> EXERCISE OBJECTIVE: Show all lines holding the string "that".
▬▬▬
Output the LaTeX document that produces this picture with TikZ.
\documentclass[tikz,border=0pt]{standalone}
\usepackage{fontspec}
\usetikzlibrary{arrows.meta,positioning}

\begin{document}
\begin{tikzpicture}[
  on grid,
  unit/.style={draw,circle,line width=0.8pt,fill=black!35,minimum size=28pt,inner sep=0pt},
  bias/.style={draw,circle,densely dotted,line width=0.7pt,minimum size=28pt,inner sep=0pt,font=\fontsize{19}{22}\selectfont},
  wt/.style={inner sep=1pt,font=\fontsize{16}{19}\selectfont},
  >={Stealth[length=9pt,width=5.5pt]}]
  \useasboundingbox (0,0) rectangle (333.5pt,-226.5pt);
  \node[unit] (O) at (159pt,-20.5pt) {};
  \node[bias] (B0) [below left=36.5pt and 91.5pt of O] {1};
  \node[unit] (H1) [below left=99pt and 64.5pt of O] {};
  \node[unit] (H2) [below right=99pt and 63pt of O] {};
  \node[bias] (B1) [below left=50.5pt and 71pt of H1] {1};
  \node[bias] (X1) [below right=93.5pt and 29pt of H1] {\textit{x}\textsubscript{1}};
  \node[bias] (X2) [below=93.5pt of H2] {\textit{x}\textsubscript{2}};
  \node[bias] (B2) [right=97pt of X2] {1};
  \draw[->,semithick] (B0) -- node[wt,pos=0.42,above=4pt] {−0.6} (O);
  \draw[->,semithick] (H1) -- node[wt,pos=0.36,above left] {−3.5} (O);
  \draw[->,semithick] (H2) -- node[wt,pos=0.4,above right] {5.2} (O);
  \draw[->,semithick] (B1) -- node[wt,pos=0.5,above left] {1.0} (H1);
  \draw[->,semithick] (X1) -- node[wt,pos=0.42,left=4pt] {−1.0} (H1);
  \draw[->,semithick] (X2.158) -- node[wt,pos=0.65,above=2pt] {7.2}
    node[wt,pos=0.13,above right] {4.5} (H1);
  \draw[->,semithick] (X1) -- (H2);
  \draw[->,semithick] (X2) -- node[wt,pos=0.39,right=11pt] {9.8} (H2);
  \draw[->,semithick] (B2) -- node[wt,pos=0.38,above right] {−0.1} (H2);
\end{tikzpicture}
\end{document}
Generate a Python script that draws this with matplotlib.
▬▬▬
> REPLY:
Output the LaTeX document that produces this picture with TikZ.
Generate a Python script that draws this with matplotlib.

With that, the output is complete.